Rosalba Rolón said, “I am deeply moved to receive this recognition, which Lillian Gish established with the understanding that practicing artists can also have leadership roles and foster new generations in the arts. I want to bring light to the fact that this is not just about celebrating me, but also my performing arts family at Pregones/PRTT—multiple and loving generations of it—and the good people in other cities and countries with whom we have meaningfully collaborated in the spirit of live theater and collective belonging. We lift each other up! What a beautiful mission the Gish Prize has, to recognize that in addition to the work we do artistically, we can lead movements and spread ideas that can impact our communities.”

Rolón’s passion for popular street theater and improvised stages and her desire to exchange with a broad range of audiences led her to co-found the touring ensemble Pregones Theater in 1979. Under her guidance, the company’s artistic team of actors, musicians, writers, and designers developed a repertoire that includes musical theater works based on historical events and adaptations of non-theatrical material. In its early years, Pregones Theater traveled throughout New York City’s boroughs and neighboring cities, bringing its repertoire to communities and spaces that had been scarcely reached by Latino theater and stories, eventually venturing on to neighboring states and other countries. Building on this foundation, in 2014, PRTT founder Miriam Colón and Rolón collaborated to merge the two theater companies. Today, Pregones/PRTT champions a single mission under Rolón’s direction at its Bronx and Manhattan theaters, while national and international exchanges continue to deepen and expand.
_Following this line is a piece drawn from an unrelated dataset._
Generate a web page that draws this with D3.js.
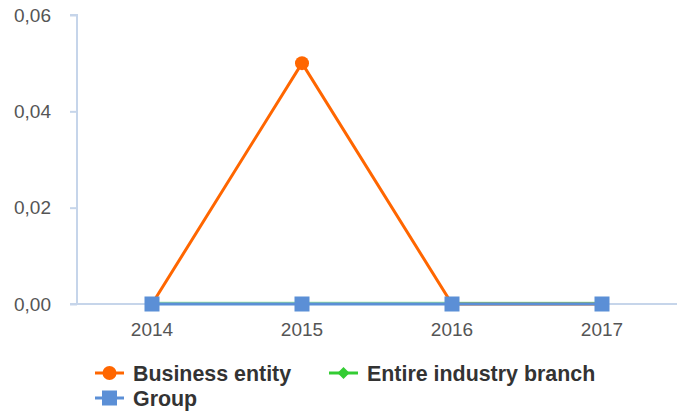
<!DOCTYPE html>
<html>
<head>
<meta charset="utf-8">
<script src="https://cdn.jsdelivr.net/npm/d3@7"></script>
<style>
  html, body { margin: 0; padding: 0; background: #fff; }
  svg { display: block; }
</style>
</head>
<body>
<svg id="chart" width="685" height="414"></svg>
<script>
// Years on the horizontal axis
const years = ["2014", "2015", "2016", "2017"];
// Series values per year
const businessEntity = [0, 0.05, 0, 0];
const industryBranch = [0, 0, 0, 0];
const group = [0, 0, 0, 0];
// Vertical axis ticks
const yTicks = [0, 0.02, 0.04, 0.06];

const series = [
  { name: "Business entity", values: businessEntity, color: "#ff6600", symbol: "circle" },
  { name: "Entire industry branch", values: industryBranch, color: "#33cc33", symbol: "diamond" },
  { name: "Group", values: group, color: "#5b8fd6", symbol: "square" }
];

const FONT = "'Liberation Sans', Arial, sans-serif";
const svg = d3.select("#chart");
const x = d3.scaleBand().domain(years).range([77, 677]);
const y = d3.scaleLinear().domain([0, 0.06]).range([304, 15]);
const axisColor = "#c6d5ea";
const fmt = v => d3.format(".2f")(v).replace(".", ",");

// y axis
const gy = svg.append("g").attr("transform", "translate(77,0)")
  .call(d3.axisLeft(y).tickValues(yTicks).tickSize(7).tickPadding(19).tickFormat(fmt));
gy.attr("font-family", FONT).attr("font-size", 19);
gy.select(".domain").attr("stroke", axisColor).attr("stroke-width", 2).attr("d", `M-7,${y(0.06)}H0V${y(0)}`);
gy.selectAll(".tick line").attr("stroke", axisColor).attr("stroke-width", 2);
gy.selectAll(".tick text").attr("fill", "#555");

// x axis
const gx = svg.append("g").attr("transform", `translate(0,${y(0)})`)
  .call(d3.axisBottom(x).tickSize(0).tickPadding(19));
gx.attr("font-family", FONT).attr("font-size", 19);
gx.select(".domain").attr("stroke", axisColor).attr("stroke-width", 2).attr("d", "M70,0H677");
gx.selectAll(".tick text").attr("fill", "#555");

const cx = d => x(d) + x.bandwidth() / 2;
const line = d3.line().x((d, i) => cx(years[i])).y(d => y(d));

function drawSymbol(g, s, px, py) {
  if (s.symbol === "circle") {
    g.append("circle").attr("cx", px).attr("cy", py).attr("r", 7).attr("fill", s.color);
  } else if (s.symbol === "square") {
    g.append("rect").attr("x", px - 7.5).attr("y", py - 7.5).attr("width", 15).attr("height", 15).attr("fill", s.color);
  } else {
    g.append("path").attr("d", `M${px},${py - 6}L${px + 6},${py}L${px},${py + 6}L${px - 6},${py}Z`).attr("fill", s.color);
  }
}

// business entity first, industry branch just beneath the group line, group on top
series.forEach(s => {
  const g = svg.append("g");
  g.append("path").attr("d", line(s.values)).attr("fill", "none")
    .attr("stroke", s.color).attr("stroke-width", 3)
    .attr("stroke-opacity", s.symbol === "diamond" ? 0.5 : 1)
    .attr("transform", s.symbol === "diamond" ? "translate(0,-0.8)" : null);
  s.values.forEach((v, i) => {
    if (s.symbol === "circle" && v === 0) return;
    if (s.symbol === "diamond") return;
    drawSymbol(g, s, cx(years[i]), y(v));
  });
});

// legend
const legendItems = [
  { s: series[0], x: 95, y: 373 },
  { s: series[1], x: 329, y: 373 },
  { s: series[2], x: 95, y: 398 }
];
legendItems.forEach(it => {
  const g = svg.append("g");
  g.append("line").attr("x1", it.x).attr("x2", it.x + 29).attr("y1", it.y).attr("y2", it.y)
    .attr("stroke", it.s.color).attr("stroke-width", 3);
  drawSymbol(g, it.s, it.x + 14.5, it.y);
  g.append("text").attr("x", it.x + 38).attr("y", it.y + 7.5).attr("font-size", 21.4)
    .attr("font-family", FONT).attr("font-weight", "bold").attr("fill", "#333").text(it.s.name);
});
</script>
</body>
</html>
This year’s Prize selection committee was chaired by Juan José Escalante, Executive Director of Miami City Ballet. Other members of the committee were Firelei Báez, Artist; Susan Feder, President, Amphion Foundation; Rio Sakairi, Artistic Director, The Jazz Gallery; and Shanta Thake, Executive Vice President and Ehrenkranz Chief Artistic Officer at Lincoln Center for the Performing Arts.

Juan José Escalante said, "For the first time, the Gish Prize honors a visionary rooted in Puerto Rican art and culture. In unanimously awarding the Prize to Rosalba Rolón, we celebrate not only her lifetime of artistic excellence, but also her profound contributions to an essential thread of the American cultural fabric. Through her passionate collaborations with artists across disciplines and geographies, she exemplifies the spirit of the Gish Prize—enhancing the beauty of the world while advancing a more just and unified society."

The Gish Prize will be officially awarded to Rosalba Rolón at a private celebration in New York City in fall 2025.

J.P. Morgan Chase Bank, N.A. is trustee of the Gish Prize Trust.

About The Dorothy and Lillian Gish Prize
Established in 1994 through the will of Lillian Gish, the Dorothy and Lillian Gish Prize is given annually to an individual who has “made an outstanding contribution to the beauty of the world and to [humankind’s] enjoyment and understanding of life.” Past recipients are Thelma Golden, Jawole Willa Jo Zollar, Sonia Sanchez, Ava DuVernay, Walter Hood, Gustavo Dudamel, Meredith Monk, Elizabeth LeCompte, Suzan-Lori Parks, Maya Lin, Spike Lee, Anna Deavere Smith, Trisha Brown, Chinua Achebe, Pete Seeger, Robert Redford, Laurie Anderson, Shirin Neshat, Peter Sellars, Ornette Coleman, Bill T. Jones, Lloyd Richards, Jennifer Tipton, Merce Cunningham, Arthur Miller, Isabel Allende, Bob Dylan, Robert Wilson, Ingmar Bergman, and Frank Gehry. Prize recipients are nominated by the arts community and chosen by a distinguished committee of arts leaders for their groundbreaking work in their chosen fields. For further information, visit gishprize.org.

About Dorothy and Lillian Gish
Dorothy and Lillian Gish followed their mother onto the stage at an early age. The older of the two sisters, Lillian took her first theatrical curtain call in 1902 at the age of eight in the play In Convict’s Stripes. In 1912, the sisters’ childhood friend Mary Pickford introduced them to D.W. Griffith, who launched their film careers. Lillian would become one of America’s best-loved actresses. In her 85-year career, she appeared in more than 100 films—from Griffith’s An Unseen Enemy (1912) to Lindsay Anderson’s The Whales of August (1987)—and also took numerous roles in television and on stage. Dorothy began her stage career at four and also went on to make more than 100 films, many of them with Lillian. Dorothy’s early work in film highlighted her keen sense of humor, bringing her acclaim as a star of comedy. At the end of the silent era, she turned her attention to the stage, where success in Young Love brought her accolades with New York audiences, on the road and subsequently in London. In 1939 Dorothy and Lillian each played Vinnie Day, wife of Clarence Day, Sr., in two extensive American road company productions of Life with Father. Dorothy returned to film and television in the 1950s. Upon her death in 1968, Dorothy left the bulk of her estate to the arts. Lillian died in 1993 and also left the bulk of her estate to the arts, including a trust for the formation of the Dorothy and Lillian Gish Prize.